Массовка подчинила его себе.
Поставила на колени.
Сделала рабом.
Никакое он не божество, и даже не хозяин всего этого кошмарного аттракциона.
Он всего лишь служитель, присматривающий за клеткой, в которой обитает чудовище.
Раб, выносящий дерьмо и кормящий с пики многоголовую тварь.
Раб, питающийся отбросами из этой клетки, зависимый от зверя, прикованный к тому толстой грязной цепью.
А может, того хуже – нелепый полупаразит, полусимбионт которого чудище терпит, как акула маленьких рыбок-прилипал…
Павел попятился. Мысли путались, в голове звенело. Он отступал, и за ним, как прилив, возвращались на свои места странные обитатели этого дикого мира. Вскоре внутренности барака окончательно скрылись в дымке, на смену ей пришла освежающая тьма.
Но в ушах продолжали звучать эти настойчивые мольбы-приказы:
Услышь нас!
Пошли нам!
Сделай для нас!
Он стоял перед бараком, тяжело дыша, шатаясь, не в силах сделать ни шагу. Понимание, которого он достиг там, внутри, покинуло, оставив лишь намеки на что-то отвратительное, страшное, нечеловеческое.

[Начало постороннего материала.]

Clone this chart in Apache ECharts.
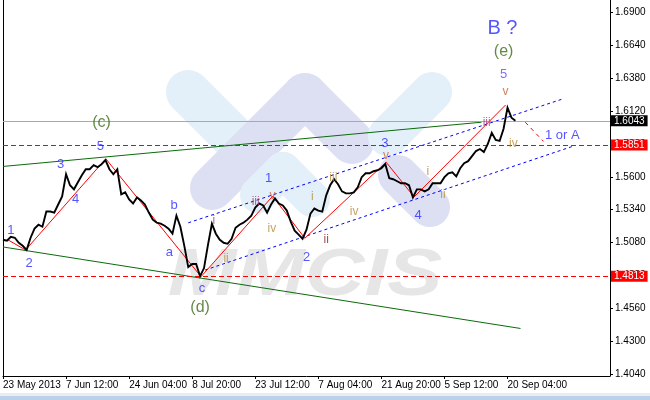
<!DOCTYPE html>
<html><head><meta charset="utf-8">
<script src="https://cdn.jsdelivr.net/npm/echarts@6/dist/echarts.min.js"></script>
<style>html,body{margin:0;padding:0;background:#fff}#c{width:650px;height:400px}</style>
</head><body><div id="c"></div><script>
// ---- data ----
const tickLabels = ['23 May 2013','7 Jun 12:00','24 Jun 04:00','8 Jul 20:00','23 Jul 12:00','7 Aug 04:00','21 Aug 20:00','5 Sep 12:00','20 Sep 04:00'];
const tickIdx = [0,16,32,48,64,80,96,112,128];
const priceTicks = [1.404,1.430,1.456,1.482,1.508,1.534,1.560,1.586,1.612,1.638,1.664,1.690];
const closes = [1.5102,1.5094,1.5126,1.5118,1.5078,1.5054,1.5022,1.5118,1.5190,1.5221,
 1.5205,1.5325,1.5325,1.5317,1.5381,1.5445,1.5620,1.5533,1.5501,1.5557,
 1.5612,1.5660,1.5660,1.5692,1.5676,1.5700,1.5732,1.5660,1.5620,1.5660,
 1.5461,1.5477,1.5421,1.5389,1.5437,1.5413,1.5381,1.5317,1.5261,1.5237,
 1.5229,1.5213,1.5190,1.5150,1.5293,1.5205,1.5054,1.4886,1.4910,1.4910,
 1.4813,1.4878,1.5062,1.5229,1.5150,1.5102,1.5078,1.5070,1.5110,1.5197,
 1.5221,1.5237,1.5261,1.5293,1.5357,1.5389,1.5373,1.5317,1.5381,1.5429,
 1.5389,1.5373,1.5333,1.5245,1.5174,1.5142,1.5110,1.5182,1.5309,1.5349,
 1.5333,1.5325,1.5453,1.5533,1.5581,1.5541,1.5485,1.5469,1.5469,1.5477,
 1.5517,1.5597,1.5628,1.5628,1.5644,1.5652,1.5668,1.5700,1.5589,1.5581,
 1.5565,1.5549,1.5549,1.5533,1.5437,1.5501,1.5501,1.5485,1.5501,1.5549,
 1.5549,1.5549,1.5597,1.5628,1.5636,1.5604,1.5668,1.5708,1.5724,1.5764,
 1.5804,1.5820,1.5796,1.5860,1.5948,1.5892,1.5884,1.5980,1.6147,1.6068,
 1.6043];
const levelCurrent = 1.6043;
const levelsRed = [1.5851, 1.4813];
// wave path pivots (bar index, price)
const waveIdx = [1.26,5.73,26.08,50.24,68.42,76.57,97.2,104.3,127.5];
const wavePrice = [1.5101,1.5021,1.5743,1.4810,1.5447,1.5114,1.5716,1.5441,1.6168];
// trend lines (bar index pairs, price pairs)
const greenUpperIdx = [0,121.4], greenUpperPrice = [1.5682,1.6032];
const greenLowerIdx = [0,131.3], greenLowerPrice = [1.5045,1.4400];
const blueUpperIdx = [47.0,141.9], blueUpperPrice = [1.5236,1.6215];
const blueLowerIdx = [51.25,144.9], blueLowerPrice = [1.4862,1.5845];
const projIdx = [132.5,137.1], projPrice = [1.6032,1.5881];
// wave labels
const annText  = ['1','2','3','4','5','(c)','a','b','c','(d)','i','ii','iii','v','iv','1','2','i','ii','iii','iv','v','3','4','i','ii','iii','iv','v','5','(e)','B ?','1 or A'];
const annIdx   = [2.0,6.6,14.6,18.4,24.7,25.0,42.2,43.4,50.5,50.0,53.5,56.6,64.1,68.4,68.2,67.4,77.0,78.5,82.0,83.8,89.1,97.2,96.9,105.3,107.8,111.6,122.7,129.5,127.5,127.0,127.0,126.7,141.9];
const annPrice = [1.5172,1.4918,1.5698,1.5419,1.5841,1.6032,1.5005,1.5371,1.4719,1.4567,1.5252,1.4949,1.5403,1.5451,1.5188,1.5586,1.4965,1.5443,1.5101,1.5594,1.5324,1.5770,1.5865,1.5292,1.5642,1.5459,1.6032,1.5865,1.6271,1.6414,1.6590,1.6773,1.5929];
const annKind  = ['num','num','num','num','num','deg','num','num','num','deg','romp','rom','romp','v','rom','num','num','rom','romr','rom','rom','v','num','num','rom','rom','romp','rom','v','top5','deg','big','num'];

// ---- styles ----
const FONT = '"Liberation Sans", Arial, sans-serif';
const X_MAX = 154, Y_MIN = 1.4024, Y_MAX = 1.6999;
const kindStyle = {
  num:  {color:'#2b2bff', size:13},
  deg:  {color:'#3d6b16', size:16},
  big:  {color:'#2b2bff', size:20},
  top5: {color:'#5a4dff', size:13},
  rom:  {color:'#b98a3a', size:12},
  romp: {color:'#a0407a', size:12},
  romr: {color:'#8b1c1c', size:12},
  v:    {color:'#c0603a', size:12}
};
const pairs = (xs, ys) => xs.map((x, i) => [x, ys[i]]);
function lineSeries(pts, color, type, width, z) {
  return {type:'line', data:pts, symbol:'none', silent:true, animation:false,
          lineStyle:{color:color, width:width, type:type}, z:z};
}
function bar(x1, y1, x2, y2, w, color) {
  const cx = (x1 + x2) / 2, cy = (y1 + y2) / 2;
  const len = Math.hypot(x2 - x1, y2 - y1) + w;
  const a = Math.atan2(y2 - y1, x2 - x1);
  return {type:'rect', x:cx, y:cy, rotation:-a, z:-10, silent:true,
          shape:{x:-len/2, y:-w/2, width:len, height:w, r:w/2}, style:{fill:color}};
}
const LB = '#e3f0f9', LV = '#dde0f3';

const series = [];
series.push(lineSeries(pairs(greenUpperIdx, greenUpperPrice), '#0b6b0b', 'solid', 1, 2));
series.push(lineSeries(pairs(greenLowerIdx, greenLowerPrice), '#0b6b0b', 'solid', 1, 2));
series.push(lineSeries(pairs(blueUpperIdx, blueUpperPrice), '#0000ff', [3,3], 1, 2));
series.push(lineSeries(pairs(blueLowerIdx, blueLowerPrice), '#0000ff', [3,3], 1, 2));
series.push(lineSeries(pairs(waveIdx, wavePrice), '#ff0000', 'solid', 1, 3));
series.push(lineSeries(pairs(projIdx, projPrice), '#ff0000', [4,4], 1, 3));
const lvlLabel = (bg) => ({show:true, position:'end', distance:1, formatter:'{c}', color:'#fff',
  backgroundColor:bg, padding:[1,3,0,3], fontSize:10, fontFamily:FONT, lineHeight:10});
series.push({
  type:'line', data:closes.map((p, i) => [i, p]), symbol:'none', silent:true, animation:false,
  lineStyle:{color:'#000', width:1.9, join:'miter'}, z:5,
  markLine:{silent:true, symbol:'none', animation:false, precision:4,
    data:[
      {yAxis:levelCurrent, lineStyle:{color:'#a9a9a9', type:'solid', width:1}, label:Object.assign(lvlLabel('#000'), {formatter: levelCurrent.toFixed(4)})},
      {yAxis:levelsRed[0], lineStyle:{color:'#ff0000', type:[5,3], width:1}, label:Object.assign(lvlLabel('#ff0000'), {formatter: levelsRed[0].toFixed(4)})},
      {yAxis:levelsRed[1], lineStyle:{color:'#ff0000', type:[5,3], width:1}, label:Object.assign(lvlLabel('#ff0000'), {formatter: levelsRed[1].toFixed(4)})}
    ]}
});
Object.keys(kindStyle).forEach(k => {
  const st = kindStyle[k];
  const d = [];
  annText.forEach((t, i) => { if (annKind[i] === k) d.push({name:t, value:[annIdx[i], annPrice[i]]}); });
  series.push({type:'scatter', data:d, symbolSize:1, itemStyle:{color:'rgba(0,0,0,0)'}, silent:true, z:6,
    label:{show:true, position:'inside', formatter:'{b}', color:st.color, fontSize:st.size, fontFamily:FONT}});
});

const option = {
  animation:false,
  backgroundColor:'#fff',
  grid:{left:0, right:40, top:0, bottom:24},
  graphic:[
    bar(188,92, 248,152, 44, LB),
    bar(305,95, 212,188, 44, LV),
    bar(305,95, 352,142, 44, LV),
    bar(283,170, 258,195, 36, LB),
    bar(283,170, 312,199, 36, LB),
    bar(432,92, 388,136, 40, LB),
    bar(398,175, 430,207, 40, LV),
    {type:'text', x:305, y:277, z:-9, silent:true, scaleX:1.23,
     style:{text:'MMCIS', fill:'#e6e6e6', font:'italic bold 67px "Liberation Sans", Arial, sans-serif', align:'center', verticalAlign:'middle'}},
    {type:'rect', shape:{x:0, y:393, width:650, height:3}, style:{fill:'#ececec'}, silent:true},
    {type:'rect', shape:{x:0, y:396, width:650, height:4}, style:{fill:'#b9d1ea'}, silent:true}
  ],
  xAxis:{type:'value', min:0, max:X_MAX,
    axisLine:{show:true, onZero:false, lineStyle:{color:'#000', width:1}},
    axisTick:{show:true, length:3, customValues:tickIdx, lineStyle:{color:'#000'}},
    axisLabel:{show:true, customValues:tickIdx, align:'left', margin:4, fontSize:10, fontFamily:FONT, color:'#000',
      formatter:v => { const k = tickIdx.indexOf(Math.round(v)); return k >= 0 ? tickLabels[k] : ''; }},
    splitLine:{show:false}},
  yAxis:[
    {type:'value', position:'right', min:Y_MIN, max:Y_MAX,
     axisLine:{show:true, onZero:false, lineStyle:{color:'#000'}},
     axisTick:{show:true, length:3, customValues:priceTicks, lineStyle:{color:'#000'}},
     axisLabel:{customValues:priceTicks, formatter:v => v.toFixed(4), margin:5, fontSize:10, fontFamily:FONT, color:'#000'},
     splitLine:{show:false}},
    {type:'value', position:'left', min:Y_MIN, max:Y_MAX,
     axisLine:{show:true, onZero:false, lineStyle:{color:'#000'}},
     axisTick:{show:false}, axisLabel:{show:false}, splitLine:{show:false}}
  ],
  series:series
};
const chart = echarts.init(document.getElementById('c'), null, {renderer:'canvas'});
chart.setOption(option);
</script></body></html>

Свежий ночной ветерок немного привел в чувство. Павел заставил себя повернуться спиной к проклятому бараку. Но облегчения это ему не принесло.
Другое создание его же рук предстало перед глазами. Подсвеченное звездами и половинкой луны здание крематория.
Павел издал нечленораздельный звук – то ли вой, то ли хрип. Медленно, тяжело ступая, зашагал по сухой земле в сторону массивного угрюмого силуэта.
Крематорий смотрит пустыми глазницами, сверху, надменно, вроде бы даже презрительно. Дверь разверзлась жадной пастью, оттуда выкатился бетонный язык дорожки. И труба – словно тупой обломанный рог…
Игры кончились. Безумное развлечение стало самым обыкновенным безумием.